For the first time, the kids can see cows grazing in the fields, fireflies twinkling in the bushes and kudzu covering everything in sight - that is, if they can spare a moment from their movie or computer game to look up. Road trips have changed a bit since I was a kid. Still, I like having the chance to broaden the kids' horizons beyond the familiar glaciers of Juneau.
We've got big plans for our six weeks on the road. We planned to camp our way up the east coast in our new three room tent. Our first night of campingin southern Georgia just about did us in. The car thermometer read 100 degrees during the day and 92 at 9 p.m. We set up the tent in this stifling heat, and tried to settle down on top of our sleeping bags. That's when we saw the roaches. Inside the tent. Thousands of them. Well, maybe six or eight, but it sure seemed like a swarm to us.
It was late, it was hot and those roaches could run faster than Roadrunner with the Coyote in hot pursuit. Even after we got rid of them all, the mere possibility of those roaches kept us awake most of the night. Every rustle, every shadow on the tent wall morphed into a scuttling roach in our overheated imaginations. We spent the next night in a motel, with nothing but the Disney Channel to keep us awake.
In fact, we haven't gotten much sleep at all on our vacation. Somehow, bedtime gets pushed back later and later. At my sister's house, we rarely got the kids to bed before midnight. My niece just graduated from high school. She had friends dropping by at 10:30 p.m. to hang out, unless she was making phone calls at midnight.
So when my sister suggested that we take in an outdoor movie beginning at 10 p.m., no one thought anything of it. We all packed off to see "Raising Arizona" on the University of Michigan campus.
If you've ever seen "Raising Arizona," you'll know that it's not a movie for young children. I hadn't seen it. I didn't know. Perhaps the absence of any other kids in the audience should have tipped me off. But when the Lone Biker of the Apocalypse roared onscreen on his Harley, lobbing hand grenades at bunny rabbits, I knew we had made a mistake. I didn't hear of any nightmares that night - maybe the kids were so tired by the time they got to bed that they skipped dreaming altogether.
Surprisingly, we did get the kids to bed before midnight on the Fourth of July. In Pittsburgh, you don't have to wait until midnight to see fireworks. The show can start at 9:30 p.m. with plenty of darkness. We saw the most spectacular fireworks of our lives and enjoyed some sparklers and jumping jacks in the backyard.
We discovered on our drive that you can legally buy fireworks all the way from Florida up to Michigan.
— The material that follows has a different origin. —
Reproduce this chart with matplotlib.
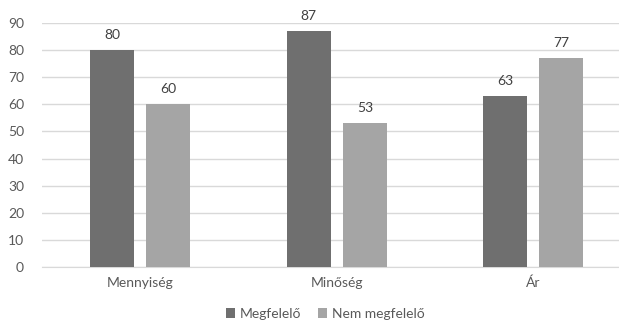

Ubiquitous yellow signs along the highway scream "Big Daddy's Fireworks," or "Best Buy Firecrackers." We stopped at Big Shot Bubba's Fireworks to procure our stash. We entered the metal roofed building as the sky darkened and the first raindrops began to fall. We marveled at the rows and rows of brightly colored fireworks surrounding us, as the rain shower turned into a downpour.
With thunder crashing and lightning flashing, we took shelter under that metal roof in a room filled with explosives. Who knew that buying fireworks was far more dangerous than shooting them off?
We have at least 2,000 miles to go on our road trip. We'll try again on the tent, as long as it's 80 degrees or less with no roaches in sight. I've given up any hope of getting to bed at a decent hour - hey, we're on vacation!
Peggy McKee Barnhill is a wife, mother and aspiring children's author who lives in Juneau. She likes to look at the bright side of life.